Truss To Make Johnson Look Like 12-Brained Offspring Of Stephen Hawking By Comparison


THOSE expecting Liz Truss’ reign as British prime minister to usher in a much needed era of competent, capable and integrity-filled leadership have been roundly laughed at as the 47-year-old is set to make Johnson look like the 12-brained offspring of Stephen Hawking by comparison, WWN can confirm.

“Oh I know you think the sentient cabbage was bad but we are sad to report it doesn’t get much better,” explained one British politics expert of Truss. “Liz hasn’t met a problem she hasn’t tried to fix by setting the solution on fire.”

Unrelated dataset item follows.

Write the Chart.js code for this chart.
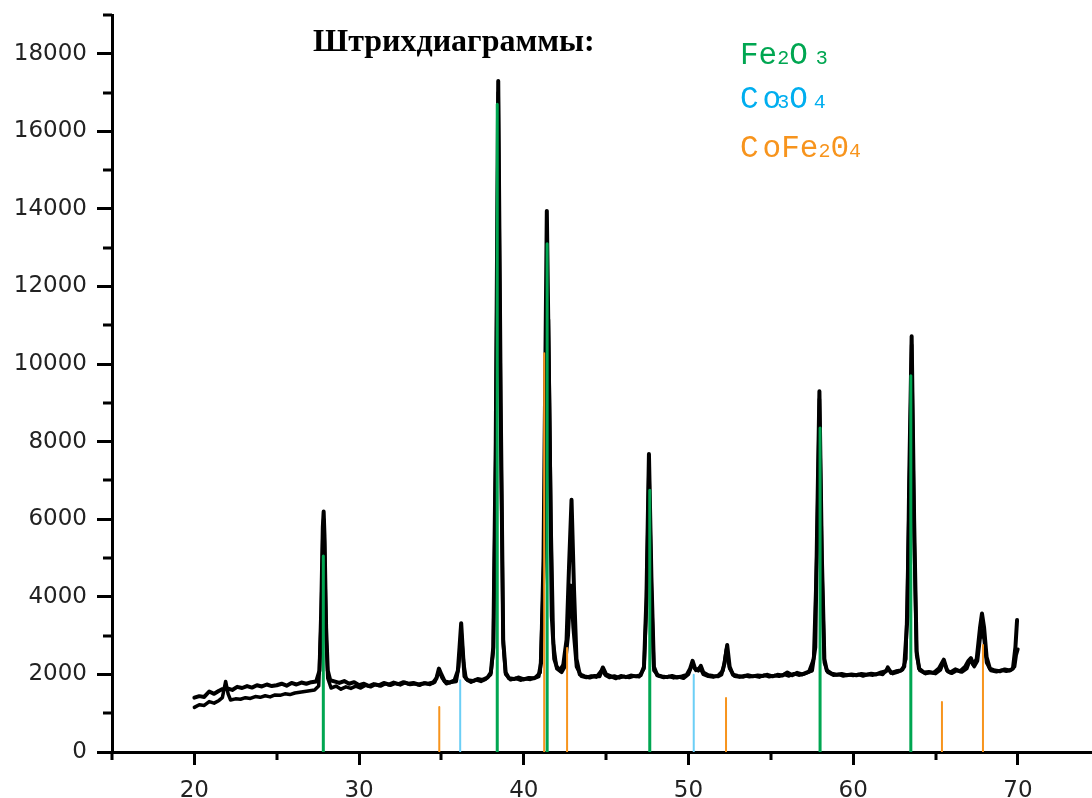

“This Brexit Banter era is basically the Tory version of when The Beatles released Rubber Soul, Revolver, Sgt Pepper’s Lonely Heart Club Band and The White Album one after another but instead of it being genius music, the Tories are releasing ever-shitter, brain-cell deficient moral black holes with the decision making prowess of sea dwelling microwave”.

Given the responsibility to select a leader with the foresight not to perform hara-kiri with the economy, Tory voters instead found the answer to the ‘what could be worse than Boris?’ question.

The intellectual equivalent of the sullied cigarette filled dregs of a pint left neglected in a pub beer garden, Truss presented one of two agonising choices for Tory voters who admitted the leadership contest coming down to a woman and a man from an ethnic minority was their worst nightmare.

The new Tory leader’s political career highlights thus far include shouting in a demented fashion about pork and cheese exports.

In response to having to give Truss her okay to form a government, the Queen is reportedly giving dying instead some serious consideration.

UPDATE: Truss has announced she has deleted the Northern Ireland Protocol from her desktop and thus solved all Brexit imposed trading issues.